REQUIRED TASK:
Restate the full listing word for word and leave the pictures out.

SOURCE MATERIAL:
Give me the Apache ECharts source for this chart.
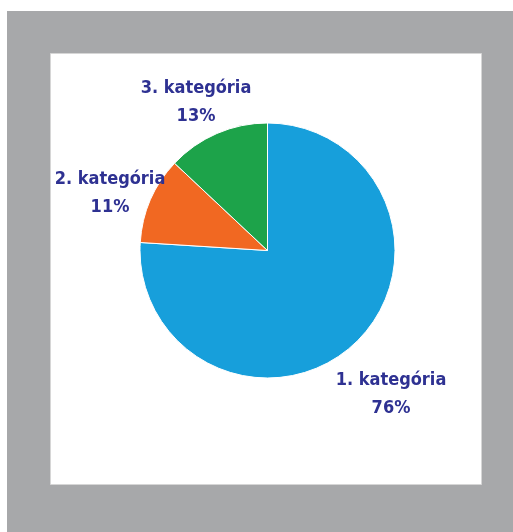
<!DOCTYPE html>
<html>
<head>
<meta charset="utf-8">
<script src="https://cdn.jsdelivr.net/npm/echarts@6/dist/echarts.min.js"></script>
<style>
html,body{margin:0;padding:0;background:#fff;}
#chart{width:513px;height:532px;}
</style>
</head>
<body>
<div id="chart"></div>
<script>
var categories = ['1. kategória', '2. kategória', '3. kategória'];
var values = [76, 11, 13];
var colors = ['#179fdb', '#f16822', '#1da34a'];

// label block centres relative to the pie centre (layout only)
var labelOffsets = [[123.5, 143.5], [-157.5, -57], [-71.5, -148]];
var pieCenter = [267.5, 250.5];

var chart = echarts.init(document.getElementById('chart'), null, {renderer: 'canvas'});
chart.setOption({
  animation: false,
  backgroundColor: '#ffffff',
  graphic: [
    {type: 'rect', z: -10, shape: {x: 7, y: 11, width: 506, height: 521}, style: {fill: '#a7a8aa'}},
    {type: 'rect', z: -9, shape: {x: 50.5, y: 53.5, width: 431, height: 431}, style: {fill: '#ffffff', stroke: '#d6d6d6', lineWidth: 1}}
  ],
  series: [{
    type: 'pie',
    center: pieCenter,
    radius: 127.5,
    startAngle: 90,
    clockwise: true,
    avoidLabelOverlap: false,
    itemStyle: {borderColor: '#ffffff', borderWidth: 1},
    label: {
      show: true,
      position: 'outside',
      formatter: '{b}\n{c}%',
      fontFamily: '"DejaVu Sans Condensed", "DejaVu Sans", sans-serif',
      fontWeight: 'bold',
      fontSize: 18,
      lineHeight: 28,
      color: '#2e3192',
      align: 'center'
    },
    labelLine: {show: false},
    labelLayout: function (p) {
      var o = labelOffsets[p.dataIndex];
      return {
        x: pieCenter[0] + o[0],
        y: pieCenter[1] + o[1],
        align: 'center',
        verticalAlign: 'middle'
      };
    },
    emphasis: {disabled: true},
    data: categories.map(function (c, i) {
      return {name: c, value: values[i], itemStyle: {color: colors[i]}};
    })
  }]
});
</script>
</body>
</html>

WRITTEN RESPONSE:
Give me the Apache ECharts source for this chart.
<!DOCTYPE html>
<html>
<head>
<meta charset="utf-8">
<script src="https://cdn.jsdelivr.net/npm/echarts@6/dist/echarts.min.js"></script>
<style>
html,body{margin:0;padding:0;background:#fff;}
#chart{width:513px;height:532px;}
</style>
</head>
<body>
<div id="chart"></div>
<script>
var categories = ['1. kategória', '2. kategória', '3. kategória'];
var values = [76, 11, 13];
var colors = ['#179fdb', '#f16822', '#1da34a'];

// label block centres relative to the pie centre (layout only)
var labelOffsets = [[123.5, 143.5], [-157.5, -57], [-71.5, -148]];
var pieCenter = [267.5, 250.5];

var chart = echarts.init(document.getElementById('chart'), null, {renderer: 'canvas'});
chart.setOption({
  animation: false,
  backgroundColor: '#ffffff',
  graphic: [
    {type: 'rect', z: -10, shape: {x: 7, y: 11, width: 506, height: 521}, style: {fill: '#a7a8aa'}},
    {type: 'rect', z: -9, shape: {x: 50.5, y: 53.5, width: 431, height: 431}, style: {fill: '#ffffff', stroke: '#d6d6d6', lineWidth: 1}}
  ],
  series: [{
    type: 'pie',
    center: pieCenter,
    radius: 127.5,
    startAngle: 90,
    clockwise: true,
    avoidLabelOverlap: false,
    itemStyle: {borderColor: '#ffffff', borderWidth: 1},
    label: {
      show: true,
      position: 'outside',
      formatter: '{b}\n{c}%',
      fontFamily: '"DejaVu Sans Condensed", "DejaVu Sans", sans-serif',
      fontWeight: 'bold',
      fontSize: 18,
      lineHeight: 28,
      color: '#2e3192',
      align: 'center'
    },
    labelLine: {show: false},
    labelLayout: function (p) {
      var o = labelOffsets[p.dataIndex];
      return {
        x: pieCenter[0] + o[0],
        y: pieCenter[1] + o[1],
        align: 'center',
        verticalAlign: 'middle'
      };
    },
    emphasis: {disabled: true},
    data: categories.map(function (c, i) {
      return {name: c, value: values[i], itemStyle: {color: colors[i]}};
    })
  }]
});
</script>
</body>
</html>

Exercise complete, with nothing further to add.